• Problem description: Write the listing below out again exactly, dropping the images.
○ ○ ○ ○ ○
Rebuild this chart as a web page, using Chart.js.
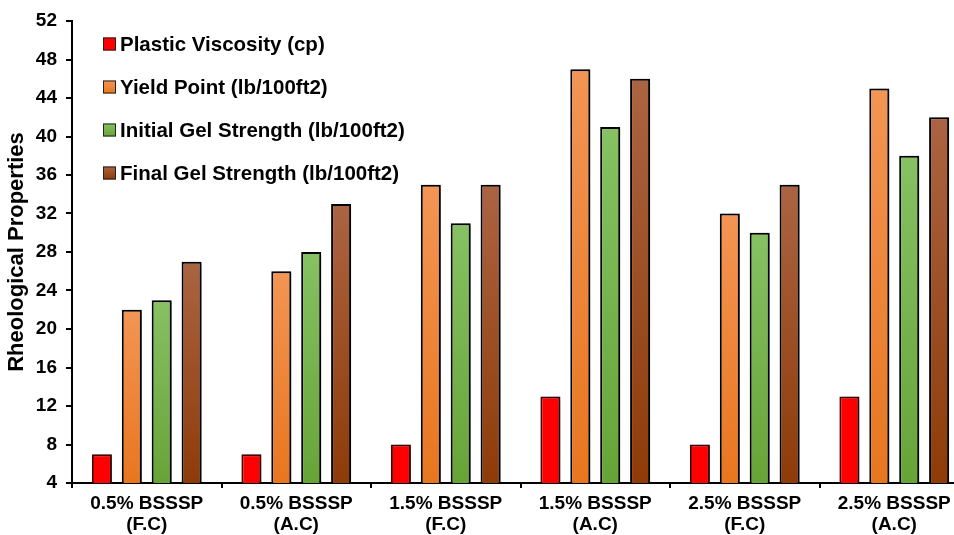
<!DOCTYPE html>
<html>
<head>
<meta charset="utf-8">
<script src="https://cdn.jsdelivr.net/npm/chart.js@4"></script>
<style>
  html, body { margin: 0; padding: 0; background: #fff; overflow: hidden; }
  #wrap { width: 975px; height: 535px; position: relative; }
</style>
</head>
<body>
<div id="wrap"><canvas id="chart"></canvas></div>
<script>
// Drilling fluid samples (BSSSP additive, two curing conditions)
const categories = [
  ["0.5% BSSSP", "(F.C)"],
  ["0.5% BSSSP", "(A.C)"],
  ["1.5% BSSSP", "(F.C)"],
  ["1.5% BSSSP", "(A.C)"],
  ["2.5% BSSSP", "(F.C)"],
  ["2.5% BSSSP", "(A.C)"]
];

const seriesNames = [
  "Plastic Viscosity (cp)",
  "Yield Point (lb/100ft2)",
  "Initial Gel Strength (lb/100ft2)",
  "Final Gel Strength (lb/100ft2)"
];

const plasticViscosity   = [7, 7, 8, 13, 8, 13];
const yieldPoint         = [22, 26, 35, 47, 32, 45];
const initialGelStrength = [23, 28, 31, 41, 30, 38];
const finalGelStrength   = [27, 33, 35, 46, 35, 42];

const yMin = 4;
const yMax = 52;
const yStep = 4;

// [top colour, bottom colour] of each bar's vertical gradient
const fills = [
  ["#ff0000", "#ff0000"],
  ["#f39554", "#e8761f"],
  ["#86c163", "#67a437"],
  ["#ab6442", "#8e3b08"]
];

const FONT = "'Liberation Sans', Arial, sans-serif";

function barGradient(pair) {
  return (ctx) => {
    const chart = ctx.chart;
    if (!chart.chartArea || ctx.raw === undefined) return pair[1];
    const y = chart.scales.y;
    const top = y.getPixelForValue(ctx.raw);
    const base = y.getPixelForValue(yMin);
    if (!isFinite(top) || !isFinite(base) || top === base) return pair[1];
    const g = chart.ctx.createLinearGradient(0, top, 0, base);
    g.addColorStop(0, pair[0]);
    g.addColorStop(1, pair[1]);
    return g;
  };
}

const seriesValues = [plasticViscosity, yieldPoint, initialGelStrength, finalGelStrength];

const datasets = seriesValues.map((vals, i) => ({
  label: seriesNames[i],
  data: vals,
  backgroundColor: barGradient(fills[i]),
  borderColor: i === 0 ? "#4a0000" : "#000",
  borderWidth: 2,
  borderSkipped: false,
  categoryPercentage: 0.8,
  barPercentage: 0.67
}));

// soft drop shadow behind the bars
const barShadow = {
  id: "barShadow",
  beforeDatasetsDraw(chart) {
    const c = chart.ctx;
    c.save();
    c.shadowColor = "rgba(0,0,0,0.4)";
    c.shadowBlur = 6;
    c.shadowOffsetX = 5;
    c.shadowOffsetY = 1;
  },
  afterDatasetsDraw(chart) {
    chart.ctx.restore();
  }
};

// legend stacked inside the plot area, top-left
const innerLegend = {
  id: "innerLegend",
  afterDraw(chart) {
    const c = chart.ctx;
    const area = chart.chartArea;
    const x0 = area.left + 31;
    const y0 = area.top + 23;
    const rowGap = 43;
    const box = 13;
    c.save();
    c.font = "bold 20.5px " + FONT;
    c.textBaseline = "middle";
    c.textAlign = "left";
    chart.data.datasets.forEach((ds, i) => {
      const cy = y0 + i * rowGap;
      const g = c.createLinearGradient(0, cy - box / 2, 0, cy + box / 2);
      g.addColorStop(0, fills[i][0]);
      g.addColorStop(1, fills[i][1]);
      c.fillStyle = g;
      c.fillRect(x0, cy - box / 2, box, box);
      c.lineWidth = 1;
      c.strokeStyle = "#222";
      c.strokeRect(x0 + 0.5, cy - box / 2 + 0.5, box - 1, box - 1);
      c.fillStyle = "#000";
      c.fillText(ds.label, x0 + box + 4, cy + 1);
    });
    c.restore();
  }
};

new Chart(document.getElementById("chart"), {
  type: "bar",
  data: { labels: categories, datasets },
  plugins: [barShadow, innerLegend],
  options: {
    responsive: true,
    maintainAspectRatio: false,
    animation: false,
    layout: { padding: { top: 21, right: 6, left: 0, bottom: 0 } },
    plugins: {
      legend: { display: false },
      tooltip: { enabled: false }
    },
    scales: {
      x: {
        offset: true,
        grid: {
          offset: true,
          drawOnChartArea: false,
          drawTicks: true,
          tickLength: 5,
          color: "#000",
          lineWidth: 2
        },
        border: { color: "#000", width: 2 },
        ticks: {
          color: "#000",
          padding: 5,
          maxRotation: 0,
          autoSkip: false,
          font: { family: FONT, size: 19, weight: "bold", lineHeight: 1.1 }
        },
        afterFit(scale) { scale.height = 52; }
      },
      y: {
        min: yMin,
        max: yMax,
        grid: {
          drawOnChartArea: false,
          drawTicks: true,
          tickLength: 6,
          color: "#000",
          lineWidth: 2
        },
        border: { color: "#000", width: 2 },
        ticks: {
          stepSize: yStep,
          color: "#000",
          padding: 9,
          font: { family: FONT, size: 19, weight: "bold" }
        },
        title: {
          display: true,
          text: "Rheological Properties",
          color: "#000",
          padding: { top: 4, bottom: 0 },
          font: { family: FONT, size: 22, weight: "bold" }
        },
        afterFit(scale) { scale.width = 72; }
      }
    }
  }
});
</script>
</body>
</html>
○ ○ ○ ○ ○
• Result of this exercise:
Rebuild this chart as a web page, using Chart.js.
<!DOCTYPE html>
<html>
<head>
<meta charset="utf-8">
<script src="https://cdn.jsdelivr.net/npm/chart.js@4"></script>
<style>
  html, body { margin: 0; padding: 0; background: #fff; overflow: hidden; }
  #wrap { width: 975px; height: 535px; position: relative; }
</style>
</head>
<body>
<div id="wrap"><canvas id="chart"></canvas></div>
<script>
// Drilling fluid samples (BSSSP additive, two curing conditions)
const categories = [
  ["0.5% BSSSP", "(F.C)"],
  ["0.5% BSSSP", "(A.C)"],
  ["1.5% BSSSP", "(F.C)"],
  ["1.5% BSSSP", "(A.C)"],
  ["2.5% BSSSP", "(F.C)"],
  ["2.5% BSSSP", "(A.C)"]
];

const seriesNames = [
  "Plastic Viscosity (cp)",
  "Yield Point (lb/100ft2)",
  "Initial Gel Strength (lb/100ft2)",
  "Final Gel Strength (lb/100ft2)"
];

const plasticViscosity   = [7, 7, 8, 13, 8, 13];
const yieldPoint         = [22, 26, 35, 47, 32, 45];
const initialGelStrength = [23, 28, 31, 41, 30, 38];
const finalGelStrength   = [27, 33, 35, 46, 35, 42];

const yMin = 4;
const yMax = 52;
const yStep = 4;

// [top colour, bottom colour] of each bar's vertical gradient
const fills = [
  ["#ff0000", "#ff0000"],
  ["#f39554", "#e8761f"],
  ["#86c163", "#67a437"],
  ["#ab6442", "#8e3b08"]
];

const FONT = "'Liberation Sans', Arial, sans-serif";

function barGradient(pair) {
  return (ctx) => {
    const chart = ctx.chart;
    if (!chart.chartArea || ctx.raw === undefined) return pair[1];
    const y = chart.scales.y;
    const top = y.getPixelForValue(ctx.raw);
    const base = y.getPixelForValue(yMin);
    if (!isFinite(top) || !isFinite(base) || top === base) return pair[1];
    const g = chart.ctx.createLinearGradient(0, top, 0, base);
    g.addColorStop(0, pair[0]);
    g.addColorStop(1, pair[1]);
    return g;
  };
}

const seriesValues = [plasticViscosity, yieldPoint, initialGelStrength, finalGelStrength];

const datasets = seriesValues.map((vals, i) => ({
  label: seriesNames[i],
  data: vals,
  backgroundColor: barGradient(fills[i]),
  borderColor: i === 0 ? "#4a0000" : "#000",
  borderWidth: 2,
  borderSkipped: false,
  categoryPercentage: 0.8,
  barPercentage: 0.67
}));

// soft drop shadow behind the bars
const barShadow = {
  id: "barShadow",
  beforeDatasetsDraw(chart) {
    const c = chart.ctx;
    c.save();
    c.shadowColor = "rgba(0,0,0,0.4)";
    c.shadowBlur = 6;
    c.shadowOffsetX = 5;
    c.shadowOffsetY = 1;
  },
  afterDatasetsDraw(chart) {
    chart.ctx.restore();
  }
};

// legend stacked inside the plot area, top-left
const innerLegend = {
  id: "innerLegend",
  afterDraw(chart) {
    const c = chart.ctx;
    const area = chart.chartArea;
    const x0 = area.left + 31;
    const y0 = area.top + 23;
    const rowGap = 43;
    const box = 13;
    c.save();
    c.font = "bold 20.5px " + FONT;
    c.textBaseline = "middle";
    c.textAlign = "left";
    chart.data.datasets.forEach((ds, i) => {
      const cy = y0 + i * rowGap;
      const g = c.createLinearGradient(0, cy - box / 2, 0, cy + box / 2);
      g.addColorStop(0, fills[i][0]);
      g.addColorStop(1, fills[i][1]);
      c.fillStyle = g;
      c.fillRect(x0, cy - box / 2, box, box);
      c.lineWidth = 1;
      c.strokeStyle = "#222";
      c.strokeRect(x0 + 0.5, cy - box / 2 + 0.5, box - 1, box - 1);
      c.fillStyle = "#000";
      c.fillText(ds.label, x0 + box + 4, cy + 1);
    });
    c.restore();
  }
};

new Chart(document.getElementById("chart"), {
  type: "bar",
  data: { labels: categories, datasets },
  plugins: [barShadow, innerLegend],
  options: {
    responsive: true,
    maintainAspectRatio: false,
    animation: false,
    layout: { padding: { top: 21, right: 6, left: 0, bottom: 0 } },
    plugins: {
      legend: { display: false },
      tooltip: { enabled: false }
    },
    scales: {
      x: {
        offset: true,
        grid: {
          offset: true,
          drawOnChartArea: false,
          drawTicks: true,
          tickLength: 5,
          color: "#000",
          lineWidth: 2
        },
        border: { color: "#000", width: 2 },
        ticks: {
          color: "#000",
          padding: 5,
          maxRotation: 0,
          autoSkip: false,
          font: { family: FONT, size: 19, weight: "bold", lineHeight: 1.1 }
        },
        afterFit(scale) { scale.height = 52; }
      },
      y: {
        min: yMin,
        max: yMax,
        grid: {
          drawOnChartArea: false,
          drawTicks: true,
          tickLength: 6,
          color: "#000",
          lineWidth: 2
        },
        border: { color: "#000", width: 2 },
        ticks: {
          stepSize: yStep,
          color: "#000",
          padding: 9,
          font: { family: FONT, size: 19, weight: "bold" }
        },
        title: {
          display: true,
          text: "Rheological Properties",
          color: "#000",
          padding: { top: 4, bottom: 0 },
          font: { family: FONT, size: 22, weight: "bold" }
        },
        afterFit(scale) { scale.width = 72; }
      }
    }
  }
});
</script>
</body>
</html>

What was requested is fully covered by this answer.